Thanks for you reply! It seems solved after your suggestions.I also have another question.If I get the depth without scale(such as from monocular slam system),I should use scale_mat scale depth(depth divide scale_mat)?(scale_mat seems normalized pose to unit cube?)And this situation,should I use your depth loss?Thanks for you again,your suggestions is helpful.

niujinshuchong commented 1 year ago

Hi, depth from a monocular system is also up to scale, and in this case, you should use scale-invariant loss in MonoSDF.

Wjt-shift commented 1 year ago

Hi, after you divide the depth by 6553.5, you get the depth value in meters. But we further normalize the scene where the normalization factor is computed from the gt mesh and saved as scale_mat in cameras.npz. So you need to dived by this scale also. For example

detph_gt = cv2.imread("depth.png", -1 ) / 6553.5
depth_gt_for_training = depth_gt / (np.load('cameras.npz')['scale_mat_0'][0, 0])

Thanks for you reply! It seems solved after your suggestions.I also have another question.If I get the depth without scale(such as from monocular slam system),I should use scale_mat scale depth(depth divide scale_mat)?(scale_mat seems normalized pose to unit cube?)And this situation,should I use your depth loss?Thanks for you again,your suggestions is helpful.

Hi,I thought the problem solved before.But with the train going,the results did not meet expectations.I compare with the result with 3 situation: i)my Replica dataset only rgb and eikonal_loss(red color line) ii)my Replica with rgb ,eikonal and depth L1 loss,gt_depth deal with like you suggest format,and not other normalize options:(orange color line) detph_gt = cv2.imread("depth.png", -1 ) / 6553.5 depth_gt_for_training = depth_gt / (np.load('cameras.npz')['scale_mat_0'][0, 0])` iii) in your replica dataset with rgb ,eikonal, depth and normal loss.(blue color line) This is the result for 3 situation. image image It seems unreasonable.The only rgb and eikonal_loss seems coverge fast than rgb ,eikonal and depth L1 loss.And depth L1 loss can't get a better psnr with same iteration times.When use depth_gt,the output depth mean in iteration like follow img: image Should I process gt_depth with other options?should change range with scale gt_depth?(such as your suggestion

before:

The gt depth in replica is in range of [0, 6], so after your normalization, it should be in range around [0, 2] because the scene in normalized in [-1, 1]? Maybe you should multiply the depth with scale instead of dividing its )

Wjt-shift commented 1 year ago

Hi, depth from a monocular system is also up to scale, and in this case, you should use scale-invariant loss in MonoSDF.

And if use different datasets,the constant 50 and 5 in the code should change to suit output depth? self.depth_loss(depth_pred.reshape(1, 32, 32), (depth_gt * 50 + 0.5).reshape(1, 32, 32), mask.reshape(1, 32, 32))

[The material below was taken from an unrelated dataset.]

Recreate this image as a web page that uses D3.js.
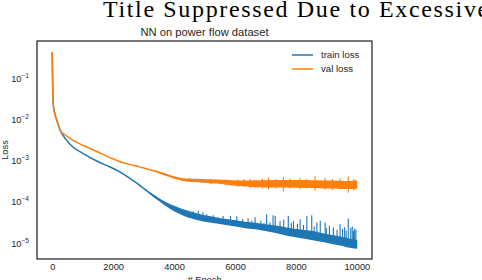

niujinshuchong commented 1 year ago

I would suggest you first make it work on our preprocessed dataset with GT depth supervision. The scaling constant 50 is chosen heuristically (see explanation at the very beginning of this issue) and needs to be changed if you use other datasets or try to tune the weights of depth loss.

niujinshuchong commented 1 year ago

Hi, we added support for rgbd data in SDFStudio. Maybe you could try it out if interested.